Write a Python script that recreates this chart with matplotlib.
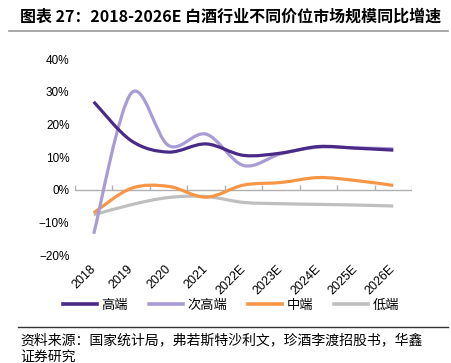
import numpy as np
import matplotlib
matplotlib.use('Agg')
import matplotlib.pyplot as plt
from matplotlib.path import Path
from matplotlib.patches import PathPatch
from matplotlib.lines import Line2D

plt.rcParams['font.family'] = ['Liberation Sans', 'Noto Sans CJK SC', 'DejaVu Sans']

years = ['2018', '2019', '2020', '2021', '2022E', '2023E', '2024E', '2025E', '2026E']
high = [26.9, 15.0, 11.5, 14.0, 10.5, 11.2, 13.2, 12.7, 12.1]
sub_high = [-13.5, 29.5, 13.5, 17.0, 7.4, 11.0, 13.0, 12.8, 12.5]
mid = [-7.1, 0.4, 1.0, -2.3, 1.4, 2.2, 3.7, 2.8, 1.3]
low = [-7.7, -4.6, -2.4, -2.1, -3.9, -4.3, -4.5, -4.7, -5.0]
names = ['高端', '次高端', '中端', '低端']
colors = ['#4a2a87', '#a99bd4', '#f79646', '#bfbfbf']


def smooth_path(xs, ys):
    # excel-like smoothed line: cubic bezier with catmull-rom control points
    pts = np.column_stack([xs, ys]).astype(float)
    n = len(pts)
    verts = [pts[0]]
    codes = [Path.MOVETO]
    for i in range(n - 1):
        p0 = pts[i - 1] if i > 0 else pts[i]
        p1 = pts[i]
        p2 = pts[i + 1]
        p3 = pts[i + 2] if i + 2 < n else pts[i + 1]
        c1 = p1 + (p2 - p0) / 6
        c2 = p2 - (p3 - p1) / 6
        verts += [c1, c2, p2]
        codes += [Path.CURVE4] * 3
    return Path(verts, codes)


fig = plt.figure(figsize=(4.51, 3.63), dpi=100)
ax = fig.add_axes([75 / 451, 1 - 255 / 363, (412 - 75) / 451, (255 - 59) / 363])

x = np.arange(len(years))
for vals, c in zip([high, sub_high, mid, low][::-1], colors[::-1]):
    ax.add_patch(PathPatch(smooth_path(x, vals), facecolor='none', edgecolor=c,
                           lw=2.3, capstyle='butt', joinstyle='round', zorder=3))

ax.set_xlim(-0.5, len(years) - 0.5)
ax.set_ylim(-20, 40)
ax.set_yticks(range(-20, 41, 10))
ax.set_yticklabels([f'{v}%'.replace('-', '\u2212') for v in range(-20, 41, 10)], fontsize=8.5)
ax.set_xticks(x)
ax.set_xticklabels(years, rotation=45, ha='right', va='center', rotation_mode='anchor', fontsize=9)
ax.tick_params(axis='both', length=0, pad=4)
ax.tick_params(axis='x', pad=9)
for s in ax.spines.values():
    s.set_visible(False)

ax.axhline(0, color='#b0b0b0', lw=1, zorder=1)
ax.vlines(np.arange(-0.5, len(years), 1), 0, 1.3, color='#b0b0b0', lw=1, zorder=1)

handles = [Line2D([], [], color=c, lw=2.6) for c in colors]
fig.legend(handles, names, loc='center', bbox_to_anchor=(231 / 451, 1 - 305 / 363), ncol=4,
           frameon=False, handlelength=2.6, handletextpad=0.3, columnspacing=1.6,
           prop={'family': 'Noto Sans CJK SC', 'size': 9.5})

fig.text(20 / 451, 1 - 17 / 363, '图表 27：2018-2026E 白酒行业不同价位市场规模同比增速',
         fontsize=11.5, fontweight='bold', family=['Noto Sans CJK SC', 'DejaVu Sans'], va='center')
fig.add_artist(Line2D([9 / 451, 448 / 451], [1 - 31 / 363] * 2, color='#999999', lw=1.2))
fig.add_artist(Line2D([18 / 451, 448 / 451], [1 - 327 / 363] * 2, color='#333333', lw=1))
fig.text(20 / 451, 1 - 340 / 363, '资料来源：国家统计局，弗若斯特沙利文，珍酒李渡招股书，华鑫',
         fontsize=10, family=['Noto Sans CJK SC', 'DejaVu Sans'], va='center')
fig.text(20 / 451, 1 - 357 / 363, '证券研究',
         fontsize=10, family=['Noto Sans CJK SC', 'DejaVu Sans'], va='center')

fig.savefig('out.png', dpi=100)
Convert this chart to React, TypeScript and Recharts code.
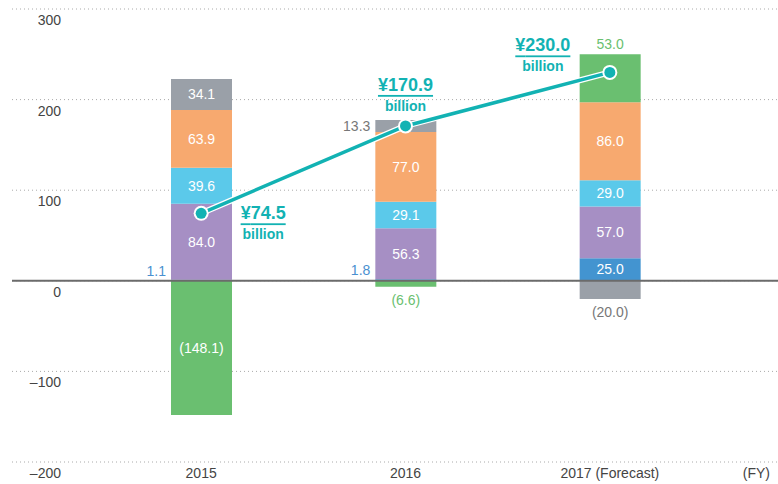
import {
  ComposedChart,
  Bar,
  Line,
  XAxis,
  YAxis,
  CartesianGrid,
  ReferenceLine,
  LabelList,
} from "recharts";

const years = ["2015", "2016", "2017 (Forecast)"];
const baseValues = [1.1, 1.8, 25.0];
const purpleValues = [84.0, 56.3, 57.0];
const lightBlueValues = [39.6, 29.1, 29.0];
const orangeValues = [63.9, 77.0, 86.0];
const grayValues = [34.1, 13.3, -20.0];
const greenValues = [-148.1, -6.6, 53.0];
const totalValues = [74.5, 170.9, 230.0];
const yTicks = [-200, -100, 0, 100, 200, 300];

const data = years.map((year, i) => ({
  year,
  base: baseValues[i],
  purple: purpleValues[i],
  lightBlue: lightBlueValues[i],
  orange: orangeValues[i],
  gray: grayValues[i],
  green: greenValues[i],
  total: totalValues[i],
}));

const FONT = '"Liberation Sans", Arial, sans-serif';
const TEAL = "#12b2b3";
const TEXT = "#444";

const fmt = (v: number) => (v < 0 ? `(${Math.abs(v).toFixed(1)})` : v.toFixed(1));

type Placement = "inside" | "left" | "above" | "below";

function segmentLabel(color: string, rule: (v: number) => Placement) {
  return (props: any) => {
    const vb = props.viewBox ?? props;
    const x = Number(vb.x);
    const w = Number(vb.width);
    const top = Math.min(vb.y, vb.y + vb.height);
    const bottom = Math.max(vb.y, vb.y + vb.height);
    const v = Number(props.value);
    if (!v) return null;
    const place = rule(v);
    const common = { fontSize: 14, fontFamily: FONT };
    if (place === "inside") {
      return (
        <text x={x + w / 2} y={(top + bottom) / 2} textAnchor="middle" dominantBaseline="central" fill="#fff" {...common}>
          {fmt(v)}
        </text>
      );
    }
    if (place === "left") {
      const cy = bottom - top < 6 ? top - 9 : (top + bottom) / 2;
      return (
        <text x={x - 5} y={cy} textAnchor="end" dominantBaseline="central" fill={color} {...common}>
          {fmt(v)}
        </text>
      );
    }
    if (place === "above") {
      return (
        <text x={x + w / 2} y={top - 10} textAnchor="middle" dominantBaseline="central" fill={color} {...common}>
          {fmt(v)}
        </text>
      );
    }
    return (
      <text x={x + w / 2} y={bottom + 13} textAnchor="middle" dominantBaseline="central" fill={color} {...common}>
        {fmt(v)}
      </text>
    );
  };
}

const totalLabelOffsets = [
  { dx: 62, dy: 0 },
  { dx: 0, dy: -41 },
  { dx: -67, dy: -27 },
];

// point marker + "¥xx.x billion" callout, drawn on top of the line
const TotalLabel = (props: any) => {
  const { x, y, value, index } = props;
  const o = totalLabelOffsets[index] ?? { dx: 0, dy: -30 };
  return (
    <g>
      <circle cx={x} cy={y} r={7.5} fill="#ffffff" />
      <circle cx={x} cy={y} r={5.5} fill={TEAL} />
      <text
        x={x + o.dx}
        y={y + o.dy}
        textAnchor="middle"
        dominantBaseline="central"
        fontSize={18}
        fontWeight={700}
        fontFamily={FONT}
        fill={TEAL}
        textDecoration="underline"
      >
        ¥{Number(value).toFixed(1)}
      </text>
      <text
        x={x + o.dx}
        y={y + o.dy + 21}
        textAnchor="middle"
        dominantBaseline="central"
        fontSize={14}
        fontWeight={700}
        fontFamily={FONT}
        fill={TEAL}
      >
        billion
      </text>
    </g>
  );
};

const YTick = (props: any) => {
  const { x, y, payload } = props;
  const v = Number(payload.value);
  return (
    <text x={x} y={y} dx={49} dy={16} textAnchor="end" fontSize={14} fontFamily={FONT} fill={TEXT}>
      {v < 0 ? `–${Math.abs(v)}` : `${v}`}
    </text>
  );
};

const XTick = (props: any) => {
  const { x, y, payload } = props;
  return (
    <text x={x} y={y} dy={16} textAnchor="middle" fontSize={14} fontFamily={FONT} fill={TEXT}>
      {payload.value}
    </text>
  );
};

export default function App() {
  return (
    <div style={{ position: "absolute", left: 0, top: 0, background: "#fff" }}>
      <ComposedChart
        width={778}
        height={484}
        data={data}
        stackOffset="sign"
        margin={{ top: 9, right: 0, bottom: 0, left: 12 }}
      >
        <CartesianGrid vertical={false} stroke="#aaa" strokeDasharray="1 3" />
        <XAxis
          dataKey="year"
          height={22}
          axisLine={false}
          tickLine={false}
          tickSize={0}
          tickMargin={0}
          padding={{ left: 87, right: 66 }}
          tick={<XTick />}
          interval={0}
          label={{ value: "(FY)", position: "insideRight", offset: 8, fontSize: 14, fill: TEXT, fontFamily: FONT }}
        />
        <YAxis
          mirror
          domain={[-200, 300]}
          ticks={yTicks}
          axisLine={false}
          tickLine={false}
          tickSize={0}
          tickMargin={0}
          tick={<YTick />}
          allowDataOverflow
        />
        <Bar dataKey="base" stackId="a" fill="#4394d0" barSize={61} isAnimationActive={false}>
          <LabelList dataKey="base" content={segmentLabel("#4a90d0", (v) => (v < 10 ? "left" : "inside"))} />
        </Bar>
        <Bar dataKey="purple" stackId="a" fill="#a68fc4" barSize={61} isAnimationActive={false}>
          <LabelList dataKey="purple" content={segmentLabel("#fff", () => "inside")} />
        </Bar>
        <Bar dataKey="lightBlue" stackId="a" fill="#5bc9ea" barSize={61} isAnimationActive={false}>
          <LabelList dataKey="lightBlue" content={segmentLabel("#fff", () => "inside")} />
        </Bar>
        <Bar dataKey="orange" stackId="a" fill="#f7a96f" barSize={61} isAnimationActive={false}>
          <LabelList dataKey="orange" content={segmentLabel("#fff", () => "inside")} />
        </Bar>
        <Bar dataKey="gray" stackId="a" fill="#9aa0a8" barSize={61} isAnimationActive={false}>
          <LabelList
            dataKey="gray"
            content={segmentLabel("#777", (v) => (v < 0 ? "below" : v < 20 ? "left" : "inside"))}
          />
        </Bar>
        <Bar dataKey="green" stackId="a" fill="#6abf70" barSize={61} isAnimationActive={false}>
          <LabelList
            dataKey="green"
            content={segmentLabel("#6abf70", (v) => (v > 0 ? "above" : v > -20 ? "below" : "inside"))}
          />
        </Bar>
        <ReferenceLine y={0} stroke="#6b6b6b" strokeWidth={2} />
        {/* white casing under the teal line */}
        <Line
          dataKey="total"
          stroke="#ffffff"
          strokeWidth={6}
          dot={false}
          activeDot={false}
          legendType="none"
          isAnimationActive={false}
        />
        <Line
          dataKey="total"
          stroke={TEAL}
          strokeWidth={3.5}
          dot={false}
          activeDot={false}
          isAnimationActive={false}
        >
          <LabelList dataKey="total" content={<TotalLabel />} />
        </Line>
      </ComposedChart>
    </div>
  );
}
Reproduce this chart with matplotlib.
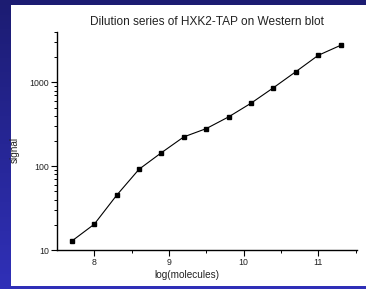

□ □ □ □ □ □ □

**WHAT THE TASK ASKS**
Pictures excluded, repeat exactly the lines from the top of the material through the line with "from matplotlib.lines import Line2D", including both of those lines.

**SOLUTION**
Write a Python script that recreates this chart with matplotlib.
import numpy as np
import matplotlib
matplotlib.use('Agg')
import matplotlib.pyplot as plt
from matplotlib.path import Path
from matplotlib.patches import PathPatch
from matplotlib.lines import Line2D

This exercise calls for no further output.